After the fight, Smith took the party to Trader Vic’s for dinner. Sitting in the restaurant, three tables away, was Frank Sinatra, who had an interest in Warner Bros. through his Reprise label. “He sent a message to me, saying, ‘What are you doing with those creeps?’” remembers Smith. “I went over and said, ‘These creeps have each sold more with their last release than you have with your last two.’ He said, ‘I think I’d better come over and say hello.’ He came over and just blew them all away—Hi, guys, bang, bang, bang…” Spector, in the presence of one of his idols, was for once speechless.
Whatever Spector’s eccentricities, Smith and Ostin were confident that he would deliver the goods. “Phil had a fantastic reputation as a producer,” Smith says. “We didn’t need the cachet.
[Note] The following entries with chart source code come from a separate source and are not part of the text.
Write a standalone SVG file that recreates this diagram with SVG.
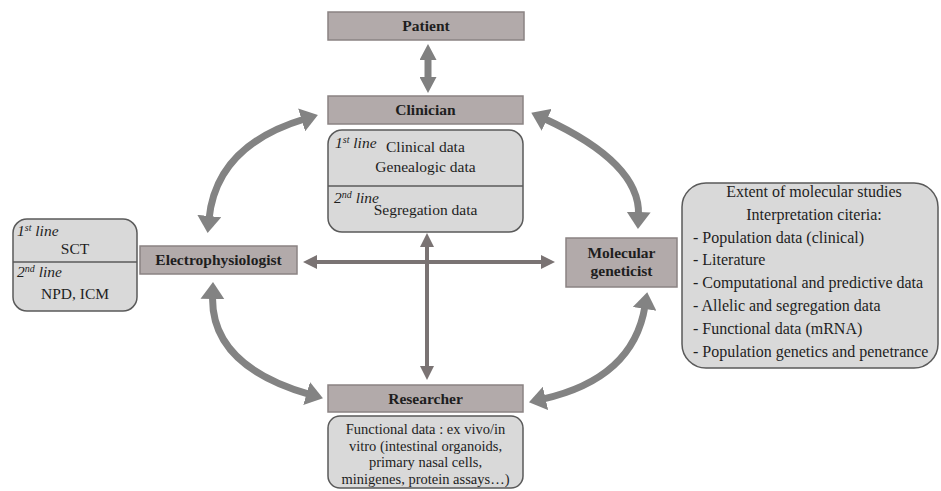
<svg xmlns="http://www.w3.org/2000/svg" width="941" height="491" viewBox="0 0 941 491">
<style>
.box{fill:#b2aaaa;stroke:#8a8383;stroke-width:1.5}
.rbox{fill:#d9d9d9;stroke:#5a5a5a;stroke-width:1.5}
.div{stroke:#5a5a5a;stroke-width:1.5}
.t{font-family:"Liberation Serif",serif;font-size:15.5px;fill:#1e1e1e}
.b{font-weight:bold}
.i{font-style:italic}
.m{text-anchor:middle}
.s{font-size:14.5px}
.l{font-size:16px}
.curve{fill:none;stroke:#838383;stroke-width:7}
.thin{fill:none;stroke:#7a7373;stroke-width:4}
.pa{fill:none;stroke:#808080;stroke-width:7}
</style>
<defs>
<marker id="hc" viewBox="0 0 17 24" markerUnits="userSpaceOnUse" markerWidth="17" markerHeight="24" refX="3" refY="12" orient="auto-start-reverse"><path d="M0,0 L17,12 L0,24 z" fill="#838383"/></marker>
<marker id="ht" viewBox="0 0 14 14" markerUnits="userSpaceOnUse" markerWidth="14" markerHeight="14" refX="3" refY="7" orient="auto-start-reverse"><path d="M0,0 L14,7 L0,14 z" fill="#7a7373"/></marker>
<marker id="hp" viewBox="0 0 16 17" markerUnits="userSpaceOnUse" markerWidth="16" markerHeight="17" refX="3" refY="8.5" orient="auto-start-reverse"><path d="M0,0 L16,8.5 L0,17 z" fill="#808080"/></marker>
</defs>

<g id="connectors">
<path class="pa" d="M428,57 L428,80" marker-start="url(#hp)" marker-end="url(#hp)"/>
<path class="thin" d="M314,262 L544,262" marker-start="url(#ht)" marker-end="url(#ht)"/>
<path class="thin" d="M427,244 L427,369" marker-start="url(#ht)" marker-end="url(#ht)"/>
<path class="curve" d="M209,219 Q216.3,145.6 304.5,119" marker-start="url(#hc)" marker-end="url(#hc)"/>
<path class="curve" d="M544,118.5 Q640.5,163 638.5,215" marker-start="url(#hc)" marker-end="url(#hc)"/>
<path class="curve" d="M212.6,296 Q210.5,365.7 309.5,394.4" marker-start="url(#hc)" marker-end="url(#hc)"/>
<path class="curve" d="M645,306 Q633.3,378.6 542.6,399.1" marker-start="url(#hc)" marker-end="url(#hc)"/>
</g>

<g id="patient">
<rect class="box" x="328" y="12" width="196" height="28"/>
<text class="t b m" x="426" y="31">Patient</text>
</g>

<g id="clinician">
<rect class="box" x="328" y="96" width="195" height="28"/>
<text class="t b m" x="425.5" y="115">Clinician</text>
</g>

<g id="clinician-data">
<rect class="rbox" x="328" y="130" width="195" height="102" rx="14"/>
<line class="div" x1="328" y1="186" x2="523" y2="186"/>
<text class="t i" x="335" y="148">1<tspan font-size="10" dy="-5">st</tspan><tspan dy="5"> line</tspan></text>
<text class="t" x="386" y="152">Clinical data</text>
<text class="t m" x="425.5" y="172">Genealogic data</text>
<text class="t i" x="334" y="203">2<tspan font-size="10" dy="-5">nd</tspan><tspan dy="5"> line</tspan></text>
<text class="t m" x="425.5" y="215">Segregation data</text>
</g>

<g id="electro-data">
<rect class="rbox" x="13" y="219" width="124" height="92" rx="14"/>
<line class="div" x1="13" y1="262" x2="137" y2="262"/>
<text class="t i" x="17" y="236">1<tspan font-size="10" dy="-5">st</tspan><tspan dy="5"> line</tspan></text>
<text class="t m" x="75" y="254">SCT</text>
<text class="t i" x="17" y="277">2<tspan font-size="10" dy="-5">nd</tspan><tspan dy="5"> line</tspan></text>
<text class="t m" x="75" y="299">NPD, ICM</text>
</g>

<g id="electrophysiologist">
<rect class="box" x="140" y="246" width="157" height="28"/>
<text class="t b m" x="218.5" y="265">Electrophysiologist</text>
</g>

<g id="molecular-geneticist">
<rect class="box" x="566" y="238" width="111" height="49"/>
<text class="t b m" x="621.5" y="258">Molecular</text>
<text class="t b m" x="621.5" y="276">geneticist</text>
</g>

<g id="molecular-data">
<rect class="rbox" x="682" y="183" width="256" height="185" rx="24"/>
<text class="t l m" x="814" y="197">Extent of molecular studies</text>
<text class="t l m" x="814" y="220">Interpretation citeria:</text>
<text class="t l" x="693" y="243">- Population data (clinical)</text>
<text class="t l" x="693" y="265">- Literature</text>
<text class="t l" x="693" y="288">- Computational and predictive data</text>
<text class="t l" x="693" y="311">- Allelic and segregation data</text>
<text class="t l" x="693" y="334">- Functional data (mRNA)</text>
<text class="t l" x="693" y="357">- Population genetics and penetrance</text>
</g>

<g id="researcher">
<rect class="box" x="328" y="385" width="195" height="27"/>
<text class="t b m" x="425.5" y="404">Researcher</text>
</g>

<g id="researcher-data">
<rect class="rbox" x="328" y="416" width="195" height="72" rx="12"/>
<text class="t s m" x="425.5" y="434">Functional data : ex vivo/in</text>
<text class="t s m" x="425.5" y="450.5">vitro (intestinal organoids,</text>
<text class="t s m" x="425.5" y="467">primary nasal cells,</text>
<text class="t s m" x="425.5" y="483.5">minigenes, protein assays…)</text>
</g>
</svg>
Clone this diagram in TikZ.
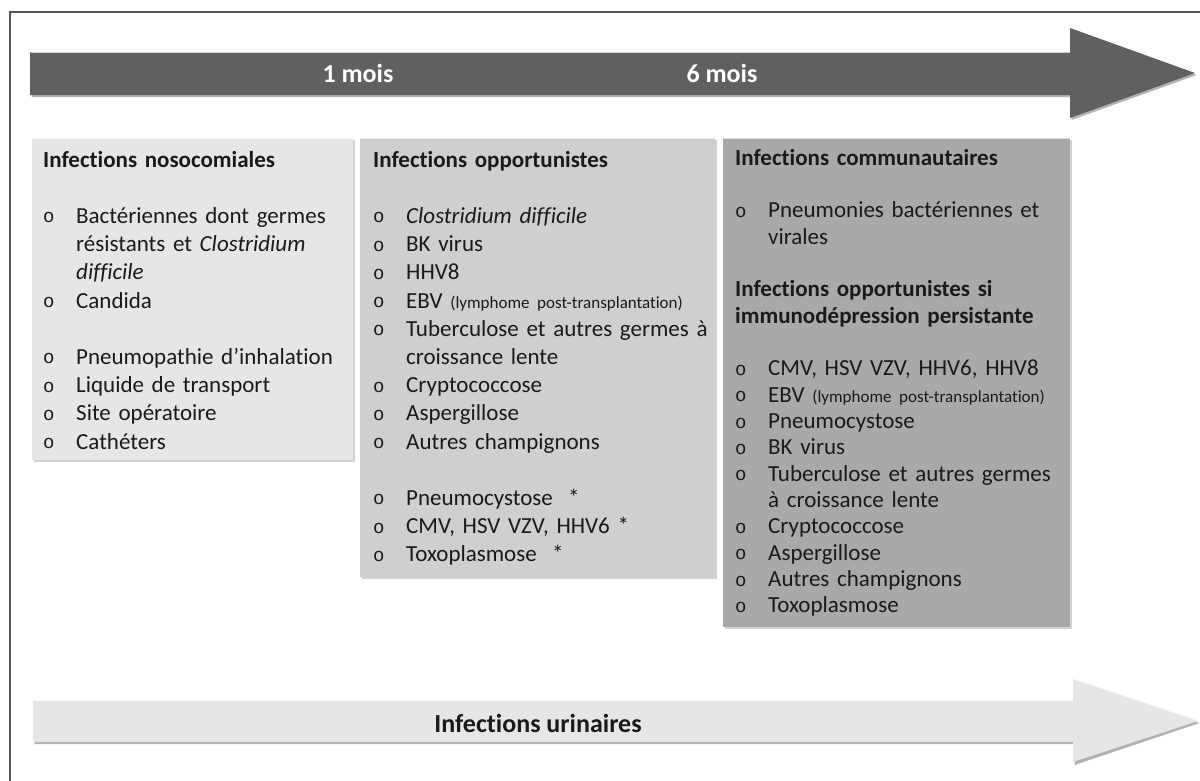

I felt he still had a shot. It’s not like he’d been living in a cave—well, he had been living in a cave, but he’d been aware of what was happening in music. We felt if he was willing to put his name on the line, we’d just as soon bet on him than on two new acts, which is what the cost would be. No sure thing, but we’d rather lose with Phil Spector than somebody else.”
But Spector was apparently in no hurry to deliver on his end of the deal. Another, more enticing, proposition had come his way.
In the eighteen months since he and Spector had last worked together, things had gone from bad to worse for John Lennon. He had been engaged on two legal fronts, fighting for the right to remain in America, and crisscrossing America with Yoko in her attempts to gain custody of her daughter Kyoko. Demoralized by the bad reviews and sales of Some Time in New York City, he recorded a more overtly commercial album, Mind Games (that would be released in November 1973), then took to his bed once more, drinking heavily to anesthetize his unhappiness. In March 1973 the Lennons severed their relationship with Allen Klein as their business manager, apparently feeling that Klein had been neglecting them (it would take a flurry of lawsuits and a payoff of $4.2 million to make the divorce absolute).